-- start SUPPLIED MATERIAL --

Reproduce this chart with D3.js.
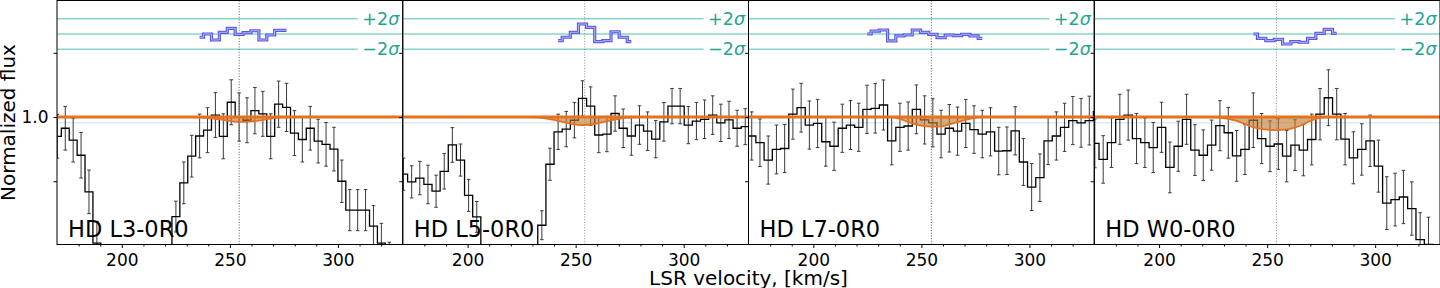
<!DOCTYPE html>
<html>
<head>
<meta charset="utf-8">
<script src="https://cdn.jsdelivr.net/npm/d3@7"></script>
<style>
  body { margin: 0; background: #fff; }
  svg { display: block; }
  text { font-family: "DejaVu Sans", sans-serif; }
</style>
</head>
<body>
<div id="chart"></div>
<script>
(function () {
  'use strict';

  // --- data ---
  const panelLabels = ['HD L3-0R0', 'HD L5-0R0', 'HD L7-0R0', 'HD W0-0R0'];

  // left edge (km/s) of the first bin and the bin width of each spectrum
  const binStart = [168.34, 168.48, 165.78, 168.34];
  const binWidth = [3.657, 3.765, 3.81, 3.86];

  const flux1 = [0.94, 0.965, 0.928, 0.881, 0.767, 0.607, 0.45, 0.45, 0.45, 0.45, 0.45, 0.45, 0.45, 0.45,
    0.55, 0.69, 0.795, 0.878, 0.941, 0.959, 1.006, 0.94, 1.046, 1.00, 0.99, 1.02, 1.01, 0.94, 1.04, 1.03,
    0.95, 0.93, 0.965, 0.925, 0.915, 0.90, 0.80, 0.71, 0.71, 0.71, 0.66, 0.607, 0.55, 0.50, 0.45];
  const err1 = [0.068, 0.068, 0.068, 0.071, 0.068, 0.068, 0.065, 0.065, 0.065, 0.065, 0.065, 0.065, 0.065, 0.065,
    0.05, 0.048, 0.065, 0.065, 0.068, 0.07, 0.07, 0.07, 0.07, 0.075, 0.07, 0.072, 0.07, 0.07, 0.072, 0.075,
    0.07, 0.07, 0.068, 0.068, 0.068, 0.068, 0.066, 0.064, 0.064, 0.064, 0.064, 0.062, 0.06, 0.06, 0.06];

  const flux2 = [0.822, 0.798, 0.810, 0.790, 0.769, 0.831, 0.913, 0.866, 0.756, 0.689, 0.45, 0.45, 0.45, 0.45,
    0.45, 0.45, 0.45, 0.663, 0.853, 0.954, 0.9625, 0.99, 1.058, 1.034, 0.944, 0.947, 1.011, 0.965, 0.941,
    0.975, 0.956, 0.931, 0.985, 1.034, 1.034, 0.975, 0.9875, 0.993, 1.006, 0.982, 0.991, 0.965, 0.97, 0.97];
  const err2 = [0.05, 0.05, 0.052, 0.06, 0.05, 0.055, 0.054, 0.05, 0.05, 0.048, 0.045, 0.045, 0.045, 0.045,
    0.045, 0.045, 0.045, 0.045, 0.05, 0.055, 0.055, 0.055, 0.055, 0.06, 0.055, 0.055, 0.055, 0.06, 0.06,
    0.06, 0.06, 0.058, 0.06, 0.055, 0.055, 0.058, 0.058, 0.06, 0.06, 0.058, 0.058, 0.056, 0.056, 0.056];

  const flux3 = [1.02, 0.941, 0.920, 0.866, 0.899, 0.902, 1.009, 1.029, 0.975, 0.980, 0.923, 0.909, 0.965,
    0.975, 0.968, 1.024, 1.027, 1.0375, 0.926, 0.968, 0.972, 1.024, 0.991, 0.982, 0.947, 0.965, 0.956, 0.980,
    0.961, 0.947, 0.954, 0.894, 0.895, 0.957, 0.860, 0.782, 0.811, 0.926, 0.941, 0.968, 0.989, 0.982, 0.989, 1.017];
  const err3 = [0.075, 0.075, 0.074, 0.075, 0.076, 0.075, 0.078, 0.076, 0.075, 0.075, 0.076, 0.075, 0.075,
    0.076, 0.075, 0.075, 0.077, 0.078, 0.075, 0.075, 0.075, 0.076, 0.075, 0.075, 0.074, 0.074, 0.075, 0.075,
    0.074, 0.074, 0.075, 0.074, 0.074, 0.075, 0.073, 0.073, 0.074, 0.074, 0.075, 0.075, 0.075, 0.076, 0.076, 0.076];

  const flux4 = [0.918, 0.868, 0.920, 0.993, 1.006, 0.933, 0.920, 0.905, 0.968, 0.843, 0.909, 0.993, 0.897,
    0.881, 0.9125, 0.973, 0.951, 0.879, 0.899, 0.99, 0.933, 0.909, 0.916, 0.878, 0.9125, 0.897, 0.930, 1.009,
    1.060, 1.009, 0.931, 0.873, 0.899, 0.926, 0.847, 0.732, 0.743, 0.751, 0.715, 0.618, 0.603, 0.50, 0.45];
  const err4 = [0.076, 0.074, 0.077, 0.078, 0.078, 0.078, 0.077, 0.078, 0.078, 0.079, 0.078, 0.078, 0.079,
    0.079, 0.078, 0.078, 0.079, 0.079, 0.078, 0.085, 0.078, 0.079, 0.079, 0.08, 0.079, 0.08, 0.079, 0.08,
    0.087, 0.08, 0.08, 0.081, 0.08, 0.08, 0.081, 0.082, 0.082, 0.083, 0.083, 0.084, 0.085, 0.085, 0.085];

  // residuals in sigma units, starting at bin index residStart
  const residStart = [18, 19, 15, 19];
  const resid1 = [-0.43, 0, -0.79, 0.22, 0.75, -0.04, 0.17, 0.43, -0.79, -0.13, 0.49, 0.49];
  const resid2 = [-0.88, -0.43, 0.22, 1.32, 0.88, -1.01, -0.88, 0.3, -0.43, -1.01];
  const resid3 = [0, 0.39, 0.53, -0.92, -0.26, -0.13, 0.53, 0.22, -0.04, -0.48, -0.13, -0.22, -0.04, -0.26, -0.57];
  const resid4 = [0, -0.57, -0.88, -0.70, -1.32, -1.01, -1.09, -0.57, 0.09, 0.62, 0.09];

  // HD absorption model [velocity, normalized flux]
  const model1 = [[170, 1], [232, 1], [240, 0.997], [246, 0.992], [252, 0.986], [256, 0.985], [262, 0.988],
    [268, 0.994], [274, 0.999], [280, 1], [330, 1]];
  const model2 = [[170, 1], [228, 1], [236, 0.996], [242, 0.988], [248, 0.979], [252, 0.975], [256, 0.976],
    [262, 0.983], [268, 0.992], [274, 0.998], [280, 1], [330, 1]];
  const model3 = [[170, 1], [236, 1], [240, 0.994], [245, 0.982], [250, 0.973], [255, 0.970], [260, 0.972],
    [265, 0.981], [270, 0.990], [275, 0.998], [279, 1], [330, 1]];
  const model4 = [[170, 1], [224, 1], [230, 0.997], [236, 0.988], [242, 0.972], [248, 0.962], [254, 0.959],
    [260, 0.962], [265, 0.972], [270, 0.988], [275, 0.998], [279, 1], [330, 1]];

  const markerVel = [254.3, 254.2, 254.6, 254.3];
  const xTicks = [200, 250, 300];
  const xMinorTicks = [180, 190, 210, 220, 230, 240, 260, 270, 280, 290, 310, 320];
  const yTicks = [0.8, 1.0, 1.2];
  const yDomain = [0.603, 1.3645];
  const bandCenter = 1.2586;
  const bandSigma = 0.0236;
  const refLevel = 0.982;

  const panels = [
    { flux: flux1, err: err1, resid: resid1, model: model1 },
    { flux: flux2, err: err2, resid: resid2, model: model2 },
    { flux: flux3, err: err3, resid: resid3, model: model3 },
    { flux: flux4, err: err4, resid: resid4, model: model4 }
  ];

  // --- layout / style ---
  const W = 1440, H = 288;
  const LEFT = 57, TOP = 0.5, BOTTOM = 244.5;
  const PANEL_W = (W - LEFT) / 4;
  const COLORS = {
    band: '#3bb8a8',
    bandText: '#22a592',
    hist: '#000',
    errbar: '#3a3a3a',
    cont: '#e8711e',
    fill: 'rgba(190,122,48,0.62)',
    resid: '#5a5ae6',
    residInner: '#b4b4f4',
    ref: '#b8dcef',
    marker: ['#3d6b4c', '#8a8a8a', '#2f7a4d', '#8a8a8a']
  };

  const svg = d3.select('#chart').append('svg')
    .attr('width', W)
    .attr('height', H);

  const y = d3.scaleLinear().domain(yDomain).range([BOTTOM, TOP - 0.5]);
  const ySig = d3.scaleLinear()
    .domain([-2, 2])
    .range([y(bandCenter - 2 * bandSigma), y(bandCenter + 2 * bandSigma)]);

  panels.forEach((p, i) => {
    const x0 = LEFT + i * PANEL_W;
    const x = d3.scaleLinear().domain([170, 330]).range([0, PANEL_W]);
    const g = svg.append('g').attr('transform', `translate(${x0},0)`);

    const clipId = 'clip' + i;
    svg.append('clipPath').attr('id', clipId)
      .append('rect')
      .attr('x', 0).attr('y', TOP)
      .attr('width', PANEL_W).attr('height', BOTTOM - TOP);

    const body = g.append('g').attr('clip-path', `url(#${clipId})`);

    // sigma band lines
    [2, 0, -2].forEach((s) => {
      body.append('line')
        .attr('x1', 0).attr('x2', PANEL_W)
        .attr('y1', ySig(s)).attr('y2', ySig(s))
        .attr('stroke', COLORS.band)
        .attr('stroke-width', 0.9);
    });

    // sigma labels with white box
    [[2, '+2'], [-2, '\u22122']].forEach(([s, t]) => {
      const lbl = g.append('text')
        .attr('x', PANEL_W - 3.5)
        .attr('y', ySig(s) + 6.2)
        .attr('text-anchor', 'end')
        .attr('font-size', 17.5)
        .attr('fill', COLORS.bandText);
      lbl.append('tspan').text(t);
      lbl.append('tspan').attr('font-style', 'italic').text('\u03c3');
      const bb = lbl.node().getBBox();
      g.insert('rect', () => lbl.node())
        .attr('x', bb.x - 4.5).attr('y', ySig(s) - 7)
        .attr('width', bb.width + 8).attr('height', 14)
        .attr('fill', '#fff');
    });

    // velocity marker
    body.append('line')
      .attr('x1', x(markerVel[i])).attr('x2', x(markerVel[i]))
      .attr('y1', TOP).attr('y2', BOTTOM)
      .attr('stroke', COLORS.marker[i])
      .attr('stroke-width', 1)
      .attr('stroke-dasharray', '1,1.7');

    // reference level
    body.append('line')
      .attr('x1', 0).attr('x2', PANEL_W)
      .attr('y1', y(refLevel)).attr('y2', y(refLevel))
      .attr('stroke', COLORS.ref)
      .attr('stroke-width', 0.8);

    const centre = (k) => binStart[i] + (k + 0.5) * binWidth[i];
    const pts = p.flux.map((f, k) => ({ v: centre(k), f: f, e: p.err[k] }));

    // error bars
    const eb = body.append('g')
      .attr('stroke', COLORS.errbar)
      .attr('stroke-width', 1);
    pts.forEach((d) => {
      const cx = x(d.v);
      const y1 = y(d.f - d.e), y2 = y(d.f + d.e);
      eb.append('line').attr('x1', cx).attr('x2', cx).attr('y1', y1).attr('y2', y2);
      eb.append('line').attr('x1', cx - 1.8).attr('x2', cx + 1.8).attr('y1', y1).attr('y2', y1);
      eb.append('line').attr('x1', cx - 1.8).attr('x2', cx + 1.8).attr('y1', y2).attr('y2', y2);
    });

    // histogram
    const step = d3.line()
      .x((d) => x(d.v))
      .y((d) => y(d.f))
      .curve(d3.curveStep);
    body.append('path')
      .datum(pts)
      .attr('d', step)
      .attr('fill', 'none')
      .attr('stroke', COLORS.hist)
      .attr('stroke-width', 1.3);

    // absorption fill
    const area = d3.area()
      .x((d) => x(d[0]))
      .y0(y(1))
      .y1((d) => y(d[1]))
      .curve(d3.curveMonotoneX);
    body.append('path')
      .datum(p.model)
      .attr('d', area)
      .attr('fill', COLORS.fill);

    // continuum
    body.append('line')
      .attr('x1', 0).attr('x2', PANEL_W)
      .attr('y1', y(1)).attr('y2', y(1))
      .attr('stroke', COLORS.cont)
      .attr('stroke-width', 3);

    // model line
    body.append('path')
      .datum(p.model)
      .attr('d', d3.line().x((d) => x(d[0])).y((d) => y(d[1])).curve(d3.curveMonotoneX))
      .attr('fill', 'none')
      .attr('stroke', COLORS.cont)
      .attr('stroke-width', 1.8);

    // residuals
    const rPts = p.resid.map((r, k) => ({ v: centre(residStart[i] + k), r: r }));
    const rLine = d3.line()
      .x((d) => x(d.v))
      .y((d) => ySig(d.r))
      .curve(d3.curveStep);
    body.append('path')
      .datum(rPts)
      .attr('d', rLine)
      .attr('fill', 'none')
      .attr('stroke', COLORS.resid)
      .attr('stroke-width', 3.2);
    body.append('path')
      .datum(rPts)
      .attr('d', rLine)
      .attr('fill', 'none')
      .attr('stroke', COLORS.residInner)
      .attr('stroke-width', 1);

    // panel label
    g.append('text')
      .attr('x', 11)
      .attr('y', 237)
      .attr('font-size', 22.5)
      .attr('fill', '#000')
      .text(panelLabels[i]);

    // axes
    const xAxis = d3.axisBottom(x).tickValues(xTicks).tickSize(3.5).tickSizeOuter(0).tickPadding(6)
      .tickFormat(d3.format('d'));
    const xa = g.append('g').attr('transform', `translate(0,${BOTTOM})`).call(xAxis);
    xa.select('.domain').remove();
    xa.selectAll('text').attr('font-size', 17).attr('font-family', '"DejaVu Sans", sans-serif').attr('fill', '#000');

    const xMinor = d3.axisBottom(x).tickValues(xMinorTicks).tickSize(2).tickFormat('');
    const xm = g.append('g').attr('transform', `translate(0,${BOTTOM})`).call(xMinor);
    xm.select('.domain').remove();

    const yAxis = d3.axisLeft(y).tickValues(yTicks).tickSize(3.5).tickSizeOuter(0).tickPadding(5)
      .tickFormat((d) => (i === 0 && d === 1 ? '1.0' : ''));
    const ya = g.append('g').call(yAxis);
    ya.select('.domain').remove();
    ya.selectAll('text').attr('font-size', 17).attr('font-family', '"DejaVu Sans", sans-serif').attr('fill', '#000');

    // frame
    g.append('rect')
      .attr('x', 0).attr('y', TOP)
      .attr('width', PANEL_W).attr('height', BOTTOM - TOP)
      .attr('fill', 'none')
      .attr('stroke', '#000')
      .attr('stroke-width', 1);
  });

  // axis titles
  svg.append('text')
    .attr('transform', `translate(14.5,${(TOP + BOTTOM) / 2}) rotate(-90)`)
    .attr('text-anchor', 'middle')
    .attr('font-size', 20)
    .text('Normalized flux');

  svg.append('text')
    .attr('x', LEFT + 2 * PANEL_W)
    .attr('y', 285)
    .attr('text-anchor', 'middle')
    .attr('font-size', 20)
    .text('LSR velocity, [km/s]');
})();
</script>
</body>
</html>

-- end SUPPLIED MATERIAL --

— DIRECTIVE —
Without any pictures, reproduce the lines from the first one in the material through the line that has "const binWidth = [3.657, 3.765, 3.81, 3.86];", exactly as they appear.

— SOLUTION FOR THIS PROBLEM —
Reproduce this chart with D3.js.
<!DOCTYPE html>
<html>
<head>
<meta charset="utf-8">
<script src="https://cdn.jsdelivr.net/npm/d3@7"></script>
<style>
  body { margin: 0; background: #fff; }
  svg { display: block; }
  text { font-family: "DejaVu Sans", sans-serif; }
</style>
</head>
<body>
<div id="chart"></div>
<script>
(function () {
  'use strict';

  // --- data ---
  const panelLabels = ['HD L3-0R0', 'HD L5-0R0', 'HD L7-0R0', 'HD W0-0R0'];

  // left edge (km/s) of the first bin and the bin width of each spectrum
  const binStart = [168.34, 168.48, 165.78, 168.34];
  const binWidth = [3.657, 3.765, 3.81, 3.86];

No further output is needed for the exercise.